An OSS file draws the attention of a young widow. And a murderer.
Louise Pearlie, whose husband died five years ago after his measles led to pneumonia, moves from North Carolina to Washington, D.C., where she begins work as a clerk in the Research and Analysis branch of the Office of Strategic Services. When she comes upon a document from Gerald Bloch, a hydrography expert on the coastline of French North Africa, requesting asylum for his Jewish wife and child while he joins the Resistance to fight the Nazis, she takes it to her supervisor. Next thing you know, the supervisor is found dead in his ransacked office and the document has gone missing. Louise, who was best friends with Rachel Bloch at college, is desperate to save her from the Reich’s clutches. She resolves to find the file, get it to Gen. Donovan, and have him initiate plans to bring Rachel to the States. But it’s difficult knowing whom to trust. Louise fends off several would-be suitors who may be Vichy supporters. She chats up Clark Gable at a posh mansion. She frets over FBI agents staking out her boarding house.
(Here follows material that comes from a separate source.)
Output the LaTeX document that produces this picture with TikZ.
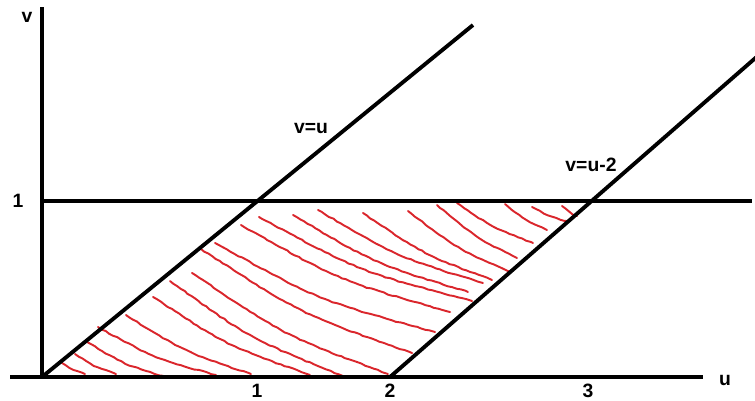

She even breaks into the French embassy for more information on Gerald Bloch. She’s also confused about her fellow boarder Joe Prager. He may or may not actually be a professor of Slavic languages, but he sets off delicious little tingles whenever he’s near.
Less cozy than Shaber’s Simon Shaw series (Shell Game, 2008, etc.), and a virtual primer on how narrow minded 1940s society was, with women expected to get coffee for their bosses, homosexuals to hide their preference and people of color to accept job discrimination.